** START OF Dataset section **
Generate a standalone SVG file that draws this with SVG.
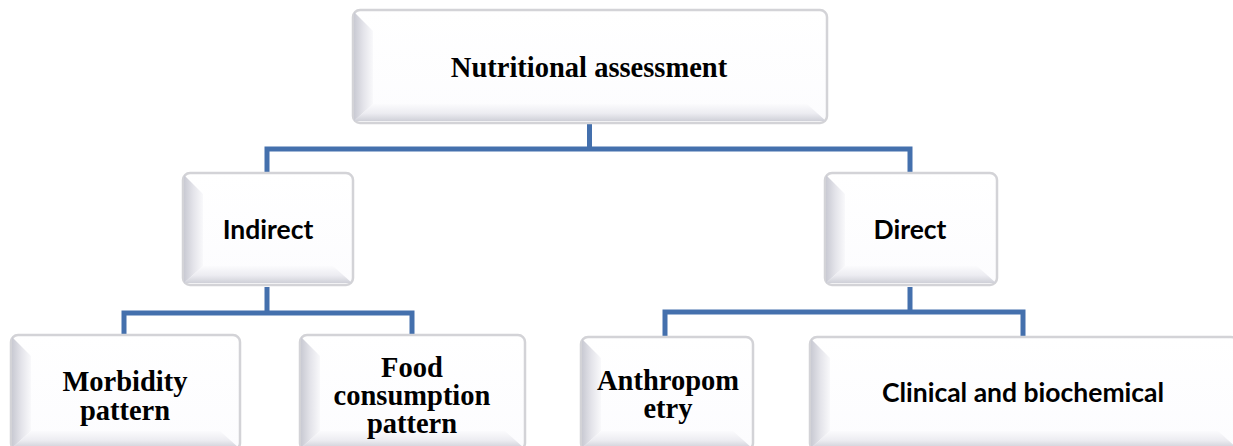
<svg xmlns="http://www.w3.org/2000/svg" width="1233" height="446" viewBox="0 0 1233 446">
  <defs>
    <linearGradient id="gLeft" x1="0" y1="0" x2="1" y2="0">
      <stop offset="0" stop-color="#c9cad3"/>
      <stop offset="0.5" stop-color="#e4e4ea"/>
      <stop offset="1" stop-color="#f9f9fb"/>
    </linearGradient>
    <linearGradient id="gBottom" x1="0" y1="0" x2="0" y2="1">
      <stop offset="0" stop-color="#fbfbfd"/>
      <stop offset="0.55" stop-color="#ececf1"/>
      <stop offset="1" stop-color="#cfd0d8"/>
    </linearGradient>
    <linearGradient id="gFace" x1="0" y1="0" x2="0" y2="1">
      <stop offset="0" stop-color="#ffffff"/>
      <stop offset="1" stop-color="#fcfcfe"/>
    </linearGradient>
  </defs>
  <style>
    .frame { fill: url(#gFace); stroke: #d3d3d7; stroke-width: 2.5; }
    .bl { fill: url(#gLeft); }
    .bb { fill: url(#gBottom); }
    .conn { fill: none; stroke: #4470ad; stroke-width: 5; stroke-linejoin: miter; stroke-linecap: butt; }
    .serif { font-family: "Liberation Serif", "Times New Roman", serif; font-weight: bold; font-size: 28.5px; fill: #000; text-anchor: middle; }
    .sans { font-family: Lato, "Liberation Sans", sans-serif; font-weight: bold; font-size: 26.5px; fill: #000; text-anchor: middle; }
  </style>

  <g id="connectors">
    <path class="conn" d="M589.5 124 V149 M267 173 V149 H910 V173"/>
    <path class="conn" d="M267 287 V313 M124 335 V313 H412 V335"/>
    <path class="conn" d="M910 287 V312 M665 337 V312 H1023 V337"/>
  </g>

  <g id="node-nutritional">
    <rect class="frame" x="353" y="10" width="474" height="113" rx="7"/>
    <polygon class="bl" points="354,12 373,31 373,104 354,121"/>
    <polygon class="bb" points="354,121 373,104 807,104 826,121"/>
    <text class="serif" x="589" y="77">Nutritional assessment</text>
  </g>

  <g id="node-indirect">
    <rect class="frame" x="183" y="173" width="170" height="112" rx="7"/>
    <polygon class="bl" points="184,175 203,194 203,266 184,283"/>
    <polygon class="bb" points="184,283 203,266 333,266 352,283"/>
    <text class="sans" x="268" y="239">Indirect</text>
  </g>

  <g id="node-direct">
    <rect class="frame" x="825" y="173" width="172" height="112" rx="7"/>
    <polygon class="bl" points="826,175 845,194 845,266 826,283"/>
    <polygon class="bb" points="826,283 845,266 977,266 996,283"/>
    <text class="sans" x="910" y="239">Direct</text>
  </g>

  <g id="node-morbidity">
    <rect class="frame" x="11" y="335" width="229" height="115" rx="7"/>
    <polygon class="bl" points="12,337 31,356 31,431 12,448"/>
    <polygon class="bb" points="12,448 31,431 220,431 239,448"/>
    <text class="serif" x="125" y="391">Morbidity</text>
    <text class="serif" x="125" y="420">pattern</text>
  </g>

  <g id="node-food">
    <rect class="frame" x="300" y="335" width="225" height="115" rx="7"/>
    <polygon class="bl" points="301,337 320,356 320,431 301,448"/>
    <polygon class="bb" points="301,448 320,431 505,431 524,448"/>
    <text class="serif" x="412" y="377">Food</text>
    <text class="serif" x="412" y="405">consumption</text>
    <text class="serif" x="412" y="433">pattern</text>
  </g>

  <g id="node-anthropometry">
    <rect class="frame" x="581" y="337" width="172" height="113" rx="7"/>
    <polygon class="bl" points="582,339 601,358 601,431 582,448"/>
    <polygon class="bb" points="582,448 601,431 733,431 752,448"/>
    <text class="serif" x="668" y="390">Anthropom</text>
    <text class="serif" x="668" y="418">etry</text>
  </g>

  <g id="node-clinical">
    <rect class="frame" x="810" y="337" width="428" height="113" rx="7"/>
    <polygon class="bl" points="811,339 830,358 830,431 811,448"/>
    <polygon class="bb" points="811,448 830,431 1218,431 1237,448"/>
    <text class="sans" x="1023" y="402">Clinical and biochemical</text>
  </g>
</svg>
** END OF Dataset section **
_Direction_
Copy the data character for character, but drop all pictures from the copy.

_Complete output_
Generate a standalone SVG file that draws this with SVG.
<svg xmlns="http://www.w3.org/2000/svg" width="1233" height="446" viewBox="0 0 1233 446">
  <defs>
    <linearGradient id="gLeft" x1="0" y1="0" x2="1" y2="0">
      <stop offset="0" stop-color="#c9cad3"/>
      <stop offset="0.5" stop-color="#e4e4ea"/>
      <stop offset="1" stop-color="#f9f9fb"/>
    </linearGradient>
    <linearGradient id="gBottom" x1="0" y1="0" x2="0" y2="1">
      <stop offset="0" stop-color="#fbfbfd"/>
      <stop offset="0.55" stop-color="#ececf1"/>
      <stop offset="1" stop-color="#cfd0d8"/>
    </linearGradient>
    <linearGradient id="gFace" x1="0" y1="0" x2="0" y2="1">
      <stop offset="0" stop-color="#ffffff"/>
      <stop offset="1" stop-color="#fcfcfe"/>
    </linearGradient>
  </defs>
  <style>
    .frame { fill: url(#gFace); stroke: #d3d3d7; stroke-width: 2.5; }
    .bl { fill: url(#gLeft); }
    .bb { fill: url(#gBottom); }
    .conn { fill: none; stroke: #4470ad; stroke-width: 5; stroke-linejoin: miter; stroke-linecap: butt; }
    .serif { font-family: "Liberation Serif", "Times New Roman", serif; font-weight: bold; font-size: 28.5px; fill: #000; text-anchor: middle; }
    .sans { font-family: Lato, "Liberation Sans", sans-serif; font-weight: bold; font-size: 26.5px; fill: #000; text-anchor: middle; }
  </style>

  <g id="connectors">
    <path class="conn" d="M589.5 124 V149 M267 173 V149 H910 V173"/>
    <path class="conn" d="M267 287 V313 M124 335 V313 H412 V335"/>
    <path class="conn" d="M910 287 V312 M665 337 V312 H1023 V337"/>
  </g>

  <g id="node-nutritional">
    <rect class="frame" x="353" y="10" width="474" height="113" rx="7"/>
    <polygon class="bl" points="354,12 373,31 373,104 354,121"/>
    <polygon class="bb" points="354,121 373,104 807,104 826,121"/>
    <text class="serif" x="589" y="77">Nutritional assessment</text>
  </g>

  <g id="node-indirect">
    <rect class="frame" x="183" y="173" width="170" height="112" rx="7"/>
    <polygon class="bl" points="184,175 203,194 203,266 184,283"/>
    <polygon class="bb" points="184,283 203,266 333,266 352,283"/>
    <text class="sans" x="268" y="239">Indirect</text>
  </g>

  <g id="node-direct">
    <rect class="frame" x="825" y="173" width="172" height="112" rx="7"/>
    <polygon class="bl" points="826,175 845,194 845,266 826,283"/>
    <polygon class="bb" points="826,283 845,266 977,266 996,283"/>
    <text class="sans" x="910" y="239">Direct</text>
  </g>

  <g id="node-morbidity">
    <rect class="frame" x="11" y="335" width="229" height="115" rx="7"/>
    <polygon class="bl" points="12,337 31,356 31,431 12,448"/>
    <polygon class="bb" points="12,448 31,431 220,431 239,448"/>
    <text class="serif" x="125" y="391">Morbidity</text>
    <text class="serif" x="125" y="420">pattern</text>
  </g>

  <g id="node-food">
    <rect class="frame" x="300" y="335" width="225" height="115" rx="7"/>
    <polygon class="bl" points="301,337 320,356 320,431 301,448"/>
    <polygon class="bb" points="301,448 320,431 505,431 524,448"/>
    <text class="serif" x="412" y="377">Food</text>
    <text class="serif" x="412" y="405">consumption</text>
    <text class="serif" x="412" y="433">pattern</text>
  </g>

  <g id="node-anthropometry">
    <rect class="frame" x="581" y="337" width="172" height="113" rx="7"/>
    <polygon class="bl" points="582,339 601,358 601,431 582,448"/>
    <polygon class="bb" points="582,448 601,431 733,431 752,448"/>
    <text class="serif" x="668" y="390">Anthropom</text>
    <text class="serif" x="668" y="418">etry</text>
  </g>

  <g id="node-clinical">
    <rect class="frame" x="810" y="337" width="428" height="113" rx="7"/>
    <polygon class="bl" points="811,339 830,358 830,431 811,448"/>
    <polygon class="bb" points="811,448 830,431 1218,431 1237,448"/>
    <text class="sans" x="1023" y="402">Clinical and biochemical</text>
  </g>
</svg>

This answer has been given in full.